1、使用Multiprocessing模块

多进程编程可以利用多核CPU来并行处理任务。Python的multiprocessing模块提供了一个简单的方式来创建和管理进程。以下是一个使用多进程处理多个URL请求的例子：

import multiprocessing
import requests
def fetch_url(url):
    response = requests.get(url)
    print(f"URL: {url}, Status Code: {response.status_code}")
urls = [
    "http://example.com",
    "http://example.org",
    "http://example.net"
]
processes = []
for url in urls:
    process = multiprocessing.Process(target=fetch_url, args=(url,))
    processes.append(process)
    process.start()
for process in processes:
    process.join()

在这个例子中，我们创建了一个进程列表，并为每个URL请求创建了一个进程。然后，我们启动所有进程，并使用join方法等待所有进程完成。

2、进程池

类似于线程池，Python的multiprocessing模块也提供了一个Pool类，可以用来创建和管理进程池。以下是使用进程池处理多个URL请求的例子：

from multiprocessing import Pool
import requests
def fetch_url(url):
    response = requests.get(url)
    return url, response.status_code
urls = [
    "http://example.com",
    "http://example.org",
    "http://example.net"
]
with Pool(processes=5) as pool:
    results = pool.map(fetch_url, urls)
    for url, status_code in results:
        print(f"URL: {url}, Status Code: {status_code}")
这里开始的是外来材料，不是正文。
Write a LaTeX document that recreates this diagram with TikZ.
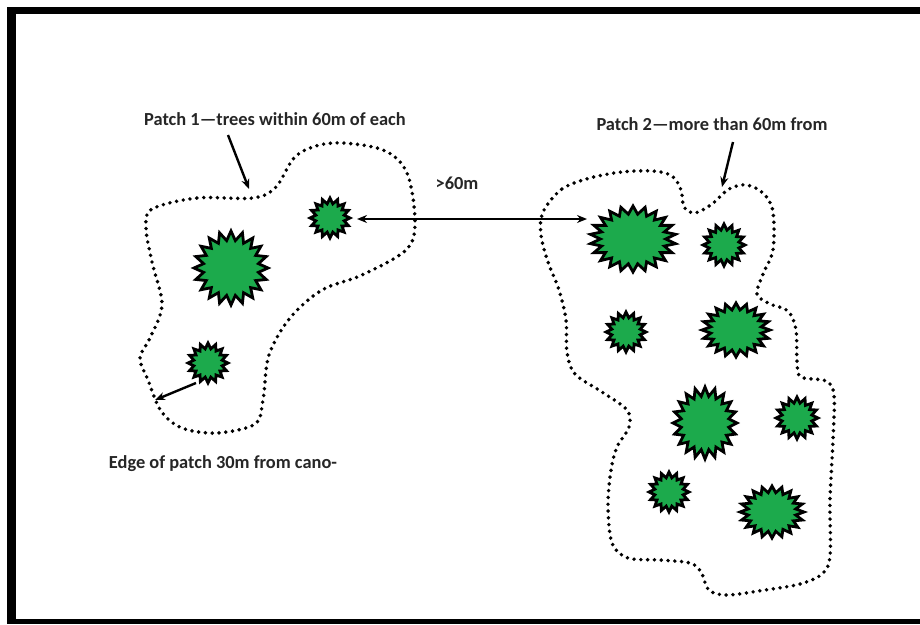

在这个例子中，我们使用Pool创建了一个进程池，并使用map方法并行处理所有的URL请求。然后，我们迭代所有的结果，并输出URL和状态码。

四、异步编程

1、使用Asyncio模块

异步编程是处理I/O密集型任务的高效方法。Python的asyncio模块提供了一个事件循环，可以用来并发处理多个URL请求。以下是一个使用asyncio处理多个URL请求的例子：

import asyncio
import aiohttp
async def fetch_url(session, url):
    async with session.get(url) as response:
        status_code = response.status
        print(f"URL: {url}, Status Code: {status_code}")
async def main():
    urls = [
        "http://example.com",
        "http://example.org",
        "http://example.net"
    ]
    async with aiohttp.ClientSession() as session:
        tasks = [fetch_url(session, url) for url in urls]
        await asyncio.gather(*tasks)
asyncio.run(main())

在这个例子中，我们使用aiohttp库来进行异步HTTP请求，并使用asyncio的事件循环来并发处理多个URL请求。我们创建了一个任务列表，并使用asyncio.gather来并行执行所有任务。

2、使用aiohttp库

aiohttp是一个基于asyncio的异步HTTP客户端库，它提供了一个简单的方式来进行异步HTTP请求。以下是一个使用aiohttp处理多个URL请求的例子：

import aiohttp
import asyncio
async def fetch_url(session, url):
    async with session.get(url) as response:
        status = response.status
        print(f"URL: {url}, Status Code: {status}")
async def main():
    urls = [
        "http://example.com",
        "http://example.org",
        "http://example.net"
    ]
    async with aiohttp.ClientSession() as session:
        tasks = [fetch_url(session, url) for url in urls]
        await asyncio.gather(*tasks)
if __name__ == "__main__":
    asyncio.run(main())

在这个例子中，我们创建了一个aiohttp.ClientSession，并使用asyncio.gather并行执行所有的URL请求。aiohttp的异步特性使得它在处理大量并发请求时非常高效。

3、使用HTTPX库

HTTPX是另一个基于asyncio的异步HTTP客户端库，它提供了更高级的功能和更好的性能。以下是一个使用HTTPX处理多个URL请求的例子：

import httpx
import asyncio
async def fetch_url(client, url):
    response = await client.get(url)
    print(f"URL: {url}, Status Code: {response.status_code}")
async def main():
    urls = [
        "http://example.com",
        "http://example.org",
        "http://example.net"
    ]
    async with httpx.AsyncClient() as client:
        tasks = [fetch_url(client, url) for url in urls]
        await asyncio.gather(*tasks)
if __name__ == "__main__":
    asyncio.run(main())

在这个例子中，我们使用httpx.AsyncClient来进行异步HTTP请求，并使用asyncio.gather并行执行所有任务。HTTPX提供了更高级的功能，如HTTP/2支持和更好的性能，因此在某些情况下可能比aiohttp更适合。

五、总结

在处理多个URL请求时，选择合适的方法取决于具体的应用场景和需求。线程适用于I/O密集型任务，但由于Python的全局解释器锁（GIL），它不适合CPU密集型任务。多进程可以利用多核CPU来并行处理任务，适用于CPU密集型任务。异步编程是处理I/O密集型任务的高效方法，特别适用于大量并发请求的场景。

在异步编程中，aiohttp和HTTPX是两个常用的异步HTTP客户端库，它们都提供了简单的API和高效的性能。选择哪一个库取决于你的具体需求和偏好。

无论选择哪种方法，都需要注意线程和进程的管理，避免资源泄漏和竞争条件。同时，异步编程虽然高效，但需要处理好异步代码的组织和错误处理，以确保代码的健壮性和可维护性。

通过合理选择和使用这些方法，可以有效地处理多个URL请求，提高程序的性能和效率。